Omit all images. Write out the rest of the material exactly.

* BEGIN Available data *

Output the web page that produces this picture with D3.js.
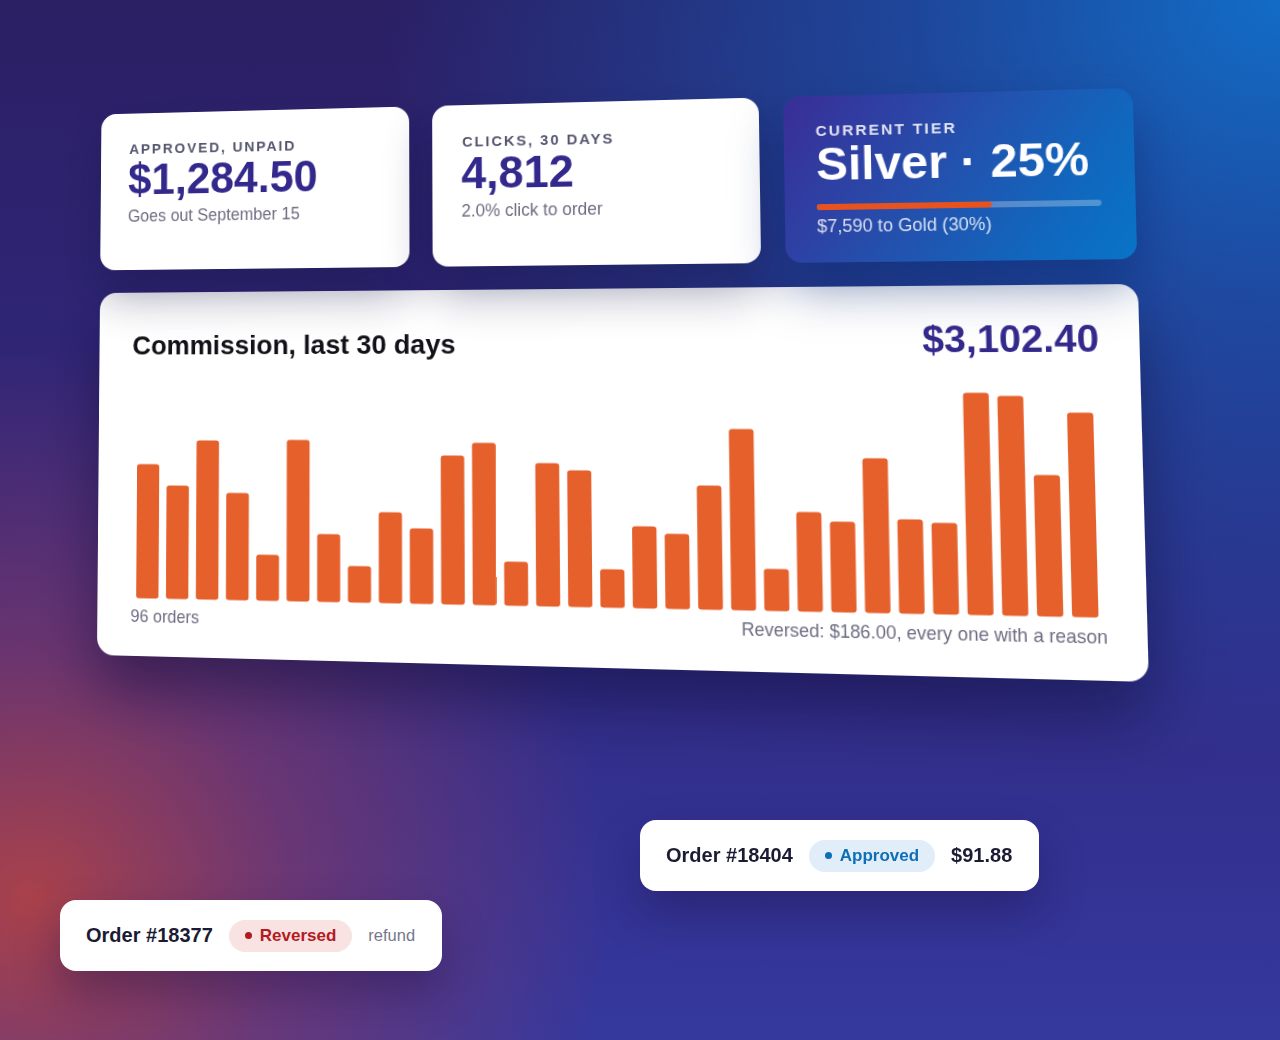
<!DOCTYPE html>
<html><head><meta charset="utf-8">
<script src="https://cdn.jsdelivr.net/npm/d3@7"></script>
<style>
html,body{margin:0;padding:0;width:1280px;height:1040px;overflow:hidden;}
body{font-family:"Liberation Sans",Arial,sans-serif;position:relative;
 background:
  radial-gradient(ellipse 580px 560px at 30px 900px, rgba(176,66,70,0.95) 0%, rgba(150,58,92,0.55) 45%, rgba(120,50,120,0) 100%),
  radial-gradient(ellipse 900px 760px at 1280px 0px, rgba(18,108,198,1) 0%, rgba(22,92,184,0.65) 40%, rgba(40,60,160,0) 100%),
  linear-gradient(180deg,#2b1f64 0%,#30287f 50%,#35389d 100%);}
#group{position:absolute;left:0;top:0;width:1040px;height:378px;transform-origin:0 0;}
.card{position:absolute;background:#fff;border-radius:16px;overflow:hidden;}
.card svg{position:absolute;left:0;top:0;}
.order{position:absolute;background:#fff;border-radius:16px;display:flex;align-items:center;box-sizing:border-box;
 box-shadow:0 22px 44px rgba(25,15,70,0.38);}
.order .oid{font-weight:bold;font-size:20px;color:#1b1b33;}
.pill{display:flex;align-items:center;height:32px;border-radius:16px;padding:0 16px;margin-left:16px;font-weight:bold;font-size:17px;}
.pill .dot{width:7px;height:7px;border-radius:50%;margin-right:8px;}
</style></head><body>
<div id="group"></div>
<script>
// ---------- data ----------
const dailyCommission = [124.8,105.0,147.2,98.7,42.2,148.1,61.9,33.2,82.6,68.2,
                         134.7,146.3,39.5,128.4,122.1,34.1,72.7,66.4,109.5,159.8,
                         36.8,87.1,79.0,134.7,81.7,79.0,192.1,189.4,121.2,175.1];
const commissionTotal = 3102.40;
const orderCount = 96;
const reversedTotal = 186.00;
const kpiLabels = ["APPROVED, UNPAID","CLICKS, 30 DAYS","CURRENT TIER"];
const kpiValues = ["$1,284.50","4,812","Silver · 25%"];
const kpiNotes  = ["Goes out September 15","2.0% click to order","$7,590 to Gold (30%)"];
const goldThreshold = 20000, toGold = 7590;
const orderIds = ["Order #18404","Order #18377"];
const orderStatuses = ["Approved","Reversed"];
const orderDetails = ["$91.88","refund"];

// ---------- perspective plane ----------
const W = 1040, H = 378;
const quad = [[100,293],[1138,284],[1149,682],[97,655]];
function quadMatrix(q){
  const [[x0,y0],[x1,y1],[x2,y2],[x3,y3]] = q;
  const dx1=x1-x2, dx2=x3-x2, dx3=x0-x1+x2-x3;
  const dy1=y1-y2, dy2=y3-y2, dy3=y0-y1+y2-y3;
  const det = dx1*dy2 - dx2*dy1;
  const g = (dx3*dy2 - dx2*dy3)/det, h = (dx1*dy3 - dx3*dy1)/det;
  const a = x1-x0+g*x1, b = x3-x0+h*x3, c = x0;
  const d = y1-y0+g*y1, e = y3-y0+h*y3, f = y0;
  return `matrix3d(${a/W},${d/W},0,${g/W},${b/H},${e/H},0,${h/H},0,0,1,0,${c},${f},0,1)`;
}
const group = d3.select("#group").style("transform", quadMatrix(quad));

// chart card (drawn first so top-card shadows fall on it)
const chartCard = group.append("div").attr("class","card")
  .style("left","0px").style("top","0px").style("width",W+"px").style("height",H+"px")
  .style("border-radius","18px").style("box-shadow","0 34px 60px rgba(15,12,55,0.5)");
const svg = chartCard.append("svg").attr("width",W).attr("height",H);
svg.append("text").attr("x",36).attr("y",65).attr("font-size",28).attr("font-weight","bold")
  .attr("fill","#111118").text("Commission, last 30 days");
svg.append("text").attr("x",1003).attr("y",65).attr("text-anchor","end").attr("font-size",37)
  .attr("font-weight","bold").attr("fill","#33298c").text(d3.format("$,.2f")(commissionTotal));

const x = d3.scaleBand().domain(d3.range(dailyCommission.length)).range([42,996]).paddingInner(0.25);
const y = d3.scaleLinear().domain([0,d3.max(dailyCommission)]).range([318.5,104.5]);
svg.append("g").selectAll("rect").data(dailyCommission).join("rect")
  .attr("x",(d,i)=>x(i)).attr("width",x.bandwidth())
  .attr("y",d=>y(d)).attr("height",d=>y(0)-y(d))
  .attr("rx",3).attr("fill","#e6602c");
svg.append("text").attr("x",36).attr("y",343).attr("font-size",17.5).attr("fill","#6d6c82")
  .text(`${orderCount} orders`);
svg.append("text").attr("x",1004).attr("y",343).attr("text-anchor","end").attr("font-size",17.5)
  .attr("fill","#6d6c82").text(`Reversed: ${d3.format("$,.2f")(reversedTotal)}, every one with a reason`);

// top KPI cards
const cw = (W - 2*24)/3, ch = 166, ctop = -190;
kpiLabels.forEach((lab,i)=>{
  const dark = i===2;
  const card = group.append("div").attr("class","card")
    .style("left",(i*(cw+24))+"px").style("top",ctop+"px")
    .style("width",cw+"px").style("height",ch+"px")
    .style("overflow","visible")
    .style("background", dark ? "linear-gradient(125deg,#3a2d97 0%,#2450ad 45%,#0f69bf 80%,#0874c6 100%)" : "#fff")
    .style("box-shadow", dark ? "0 24px 48px rgba(10,40,110,0.5)" : "0 24px 48px rgba(20,20,70,0.44)");
  const s = card.append("svg").attr("width",cw).attr("height",ch).style("overflow","visible");
  s.append("text").attr("x",31).attr("y",dark?40:43).attr("font-size",15).attr("font-weight","bold")
    .attr("letter-spacing","2px").attr("fill",dark?"rgba(255,255,255,0.85)":"#55556f").text(lab);
  s.append("text").attr("x",dark?31:30).attr("y",dark?84:86.5).attr("font-size",46).attr("font-weight","bold")
    .attr("fill",dark?"#ffffff":"#33298c").text(kpiValues[i]);
  if(dark){
    const px = d3.scaleLinear().domain([0,1]).range([31,cw-31]);
    const prog = (goldThreshold - toGold)/goldThreshold;
    s.append("rect").attr("x",px(0)).attr("y",108).attr("width",px(1)-px(0)).attr("height",6)
      .attr("rx",3).attr("fill","rgba(255,255,255,0.28)");
    s.append("rect").attr("x",px(0)).attr("y",108).attr("width",px(prog)-px(0)).attr("height",6)
      .attr("rx",3).attr("fill","#e8521e");
    s.append("text").attr("x",31).attr("y",136.5).attr("font-size",17.5)
      .attr("fill","rgba(255,255,255,0.82)").text(kpiNotes[i]);
  } else {
    s.append("text").attr("x",30).attr("y",115).attr("font-size",17.5).attr("fill","#6d6c82").text(kpiNotes[i]);
  }
});

// flat order cards
const orderBoxes = [{l:640,t:820,w:399},{l:60,t:900,w:382}];
const pillStyle = {Approved:{bg:"#e1edf8",fg:"#0d6fb8"},Reversed:{bg:"#f8e2e2",fg:"#b31b1f"}};
orderIds.forEach((id,i)=>{
  const b = orderBoxes[i];
  const o = d3.select("body").append("div").attr("class","order")
    .style("left",b.l+"px").style("top",b.t+"px").style("width",b.w+"px").style("height","71px")
    .style("padding-left","26px");
  o.append("span").attr("class","oid").text(id);
  const ps = pillStyle[orderStatuses[i]];
  const p = o.append("div").attr("class","pill").style("background",ps.bg).style("color",ps.fg);
  p.append("span").attr("class","dot").style("background",ps.fg);
  p.append("span").text(orderStatuses[i]);
  const det = o.append("span").style("margin-left","16px").text(orderDetails[i]);
  if(orderStatuses[i]==="Approved") det.style("font-weight","bold").style("font-size","20px").style("color","#1b1b33");
  else det.style("font-size","16.5px").style("color","#77778c");
});
</script>
</body></html>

* END Available data *

Task result:
Output the web page that produces this picture with D3.js.
<!DOCTYPE html>
<html><head><meta charset="utf-8">
<script src="https://cdn.jsdelivr.net/npm/d3@7"></script>
<style>
html,body{margin:0;padding:0;width:1280px;height:1040px;overflow:hidden;}
body{font-family:"Liberation Sans",Arial,sans-serif;position:relative;
 background:
  radial-gradient(ellipse 580px 560px at 30px 900px, rgba(176,66,70,0.95) 0%, rgba(150,58,92,0.55) 45%, rgba(120,50,120,0) 100%),
  radial-gradient(ellipse 900px 760px at 1280px 0px, rgba(18,108,198,1) 0%, rgba(22,92,184,0.65) 40%, rgba(40,60,160,0) 100%),
  linear-gradient(180deg,#2b1f64 0%,#30287f 50%,#35389d 100%);}
#group{position:absolute;left:0;top:0;width:1040px;height:378px;transform-origin:0 0;}
.card{position:absolute;background:#fff;border-radius:16px;overflow:hidden;}
.card svg{position:absolute;left:0;top:0;}
.order{position:absolute;background:#fff;border-radius:16px;display:flex;align-items:center;box-sizing:border-box;
 box-shadow:0 22px 44px rgba(25,15,70,0.38);}
.order .oid{font-weight:bold;font-size:20px;color:#1b1b33;}
.pill{display:flex;align-items:center;height:32px;border-radius:16px;padding:0 16px;margin-left:16px;font-weight:bold;font-size:17px;}
.pill .dot{width:7px;height:7px;border-radius:50%;margin-right:8px;}
</style></head><body>
<div id="group"></div>
<script>
// ---------- data ----------
const dailyCommission = [124.8,105.0,147.2,98.7,42.2,148.1,61.9,33.2,82.6,68.2,
                         134.7,146.3,39.5,128.4,122.1,34.1,72.7,66.4,109.5,159.8,
                         36.8,87.1,79.0,134.7,81.7,79.0,192.1,189.4,121.2,175.1];
const commissionTotal = 3102.40;
const orderCount = 96;
const reversedTotal = 186.00;
const kpiLabels = ["APPROVED, UNPAID","CLICKS, 30 DAYS","CURRENT TIER"];
const kpiValues = ["$1,284.50","4,812","Silver · 25%"];
const kpiNotes  = ["Goes out September 15","2.0% click to order","$7,590 to Gold (30%)"];
const goldThreshold = 20000, toGold = 7590;
const orderIds = ["Order #18404","Order #18377"];
const orderStatuses = ["Approved","Reversed"];
const orderDetails = ["$91.88","refund"];

// ---------- perspective plane ----------
const W = 1040, H = 378;
const quad = [[100,293],[1138,284],[1149,682],[97,655]];
function quadMatrix(q){
  const [[x0,y0],[x1,y1],[x2,y2],[x3,y3]] = q;
  const dx1=x1-x2, dx2=x3-x2, dx3=x0-x1+x2-x3;
  const dy1=y1-y2, dy2=y3-y2, dy3=y0-y1+y2-y3;
  const det = dx1*dy2 - dx2*dy1;
  const g = (dx3*dy2 - dx2*dy3)/det, h = (dx1*dy3 - dx3*dy1)/det;
  const a = x1-x0+g*x1, b = x3-x0+h*x3, c = x0;
  const d = y1-y0+g*y1, e = y3-y0+h*y3, f = y0;
  return `matrix3d(${a/W},${d/W},0,${g/W},${b/H},${e/H},0,${h/H},0,0,1,0,${c},${f},0,1)`;
}
const group = d3.select("#group").style("transform", quadMatrix(quad));

// chart card (drawn first so top-card shadows fall on it)
const chartCard = group.append("div").attr("class","card")
  .style("left","0px").style("top","0px").style("width",W+"px").style("height",H+"px")
  .style("border-radius","18px").style("box-shadow","0 34px 60px rgba(15,12,55,0.5)");
const svg = chartCard.append("svg").attr("width",W).attr("height",H);
svg.append("text").attr("x",36).attr("y",65).attr("font-size",28).attr("font-weight","bold")
  .attr("fill","#111118").text("Commission, last 30 days");
svg.append("text").attr("x",1003).attr("y",65).attr("text-anchor","end").attr("font-size",37)
  .attr("font-weight","bold").attr("fill","#33298c").text(d3.format("$,.2f")(commissionTotal));

const x = d3.scaleBand().domain(d3.range(dailyCommission.length)).range([42,996]).paddingInner(0.25);
const y = d3.scaleLinear().domain([0,d3.max(dailyCommission)]).range([318.5,104.5]);
svg.append("g").selectAll("rect").data(dailyCommission).join("rect")
  .attr("x",(d,i)=>x(i)).attr("width",x.bandwidth())
  .attr("y",d=>y(d)).attr("height",d=>y(0)-y(d))
  .attr("rx",3).attr("fill","#e6602c");
svg.append("text").attr("x",36).attr("y",343).attr("font-size",17.5).attr("fill","#6d6c82")
  .text(`${orderCount} orders`);
svg.append("text").attr("x",1004).attr("y",343).attr("text-anchor","end").attr("font-size",17.5)
  .attr("fill","#6d6c82").text(`Reversed: ${d3.format("$,.2f")(reversedTotal)}, every one with a reason`);

// top KPI cards
const cw = (W - 2*24)/3, ch = 166, ctop = -190;
kpiLabels.forEach((lab,i)=>{
  const dark = i===2;
  const card = group.append("div").attr("class","card")
    .style("left",(i*(cw+24))+"px").style("top",ctop+"px")
    .style("width",cw+"px").style("height",ch+"px")
    .style("overflow","visible")
    .style("background", dark ? "linear-gradient(125deg,#3a2d97 0%,#2450ad 45%,#0f69bf 80%,#0874c6 100%)" : "#fff")
    .style("box-shadow", dark ? "0 24px 48px rgba(10,40,110,0.5)" : "0 24px 48px rgba(20,20,70,0.44)");
  const s = card.append("svg").attr("width",cw).attr("height",ch).style("overflow","visible");
  s.append("text").attr("x",31).attr("y",dark?40:43).attr("font-size",15).attr("font-weight","bold")
    .attr("letter-spacing","2px").attr("fill",dark?"rgba(255,255,255,0.85)":"#55556f").text(lab);
  s.append("text").attr("x",dark?31:30).attr("y",dark?84:86.5).attr("font-size",46).attr("font-weight","bold")
    .attr("fill",dark?"#ffffff":"#33298c").text(kpiValues[i]);
  if(dark){
    const px = d3.scaleLinear().domain([0,1]).range([31,cw-31]);
    const prog = (goldThreshold - toGold)/goldThreshold;
    s.append("rect").attr("x",px(0)).attr("y",108).attr("width",px(1)-px(0)).attr("height",6)
      .attr("rx",3).attr("fill","rgba(255,255,255,0.28)");
    s.append("rect").attr("x",px(0)).attr("y",108).attr("width",px(prog)-px(0)).attr("height",6)
      .attr("rx",3).attr("fill","#e8521e");
    s.append("text").attr("x",31).attr("y",136.5).attr("font-size",17.5)
      .attr("fill","rgba(255,255,255,0.82)").text(kpiNotes[i]);
  } else {
    s.append("text").attr("x",30).attr("y",115).attr("font-size",17.5).attr("fill","#6d6c82").text(kpiNotes[i]);
  }
});

// flat order cards
const orderBoxes = [{l:640,t:820,w:399},{l:60,t:900,w:382}];
const pillStyle = {Approved:{bg:"#e1edf8",fg:"#0d6fb8"},Reversed:{bg:"#f8e2e2",fg:"#b31b1f"}};
orderIds.forEach((id,i)=>{
  const b = orderBoxes[i];
  const o = d3.select("body").append("div").attr("class","order")
    .style("left",b.l+"px").style("top",b.t+"px").style("width",b.w+"px").style("height","71px")
    .style("padding-left","26px");
  o.append("span").attr("class","oid").text(id);
  const ps = pillStyle[orderStatuses[i]];
  const p = o.append("div").attr("class","pill").style("background",ps.bg).style("color",ps.fg);
  p.append("span").attr("class","dot").style("background",ps.fg);
  p.append("span").text(orderStatuses[i]);
  const det = o.append("span").style("margin-left","16px").text(orderDetails[i]);
  if(orderStatuses[i]==="Approved") det.style("font-weight","bold").style("font-size","20px").style("color","#1b1b33");
  else det.style("font-size","16.5px").style("color","#77778c");
});
</script>
</body></html>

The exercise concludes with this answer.